En última instancia, lo más revelador son los momentos en los que sale a la luz el hombre oculto detrás de la icónica silueta estampada en millones de sudaderas y lengüetas de zapatillas o de la mezcla explosiva de genio, competitividad y capacidad física que, según asegura James Worthy en uno de los episodios, distingue a Jordan.
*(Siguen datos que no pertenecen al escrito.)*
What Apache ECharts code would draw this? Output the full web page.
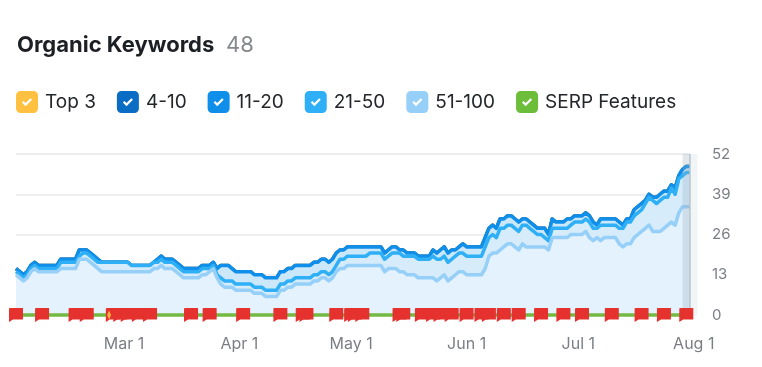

Momentos íntimos en los que reflexiona sobre la naturaleza agobiante de la fama, o llora de emoción junto a su padre mientras abraza su primer trofeo de campeón de la NBA, o pierde las formas al hablar de Isaiah Thomas, el mítico base de los Pistons con quien le une una férrea enemistad -no me podrás convencer de que no es un gilipollas, dice de el-. Momentos en los que queda clara que la necesidad insaciable de ganar lo convirtió en el mejor de todos los tiempos y en uno de los de más difícil trato, y en los que se demuestra que la grandeza no es solo fruto del talento sino también del trabajo duro, el conflicto, el dolor y la motivación casi patológica.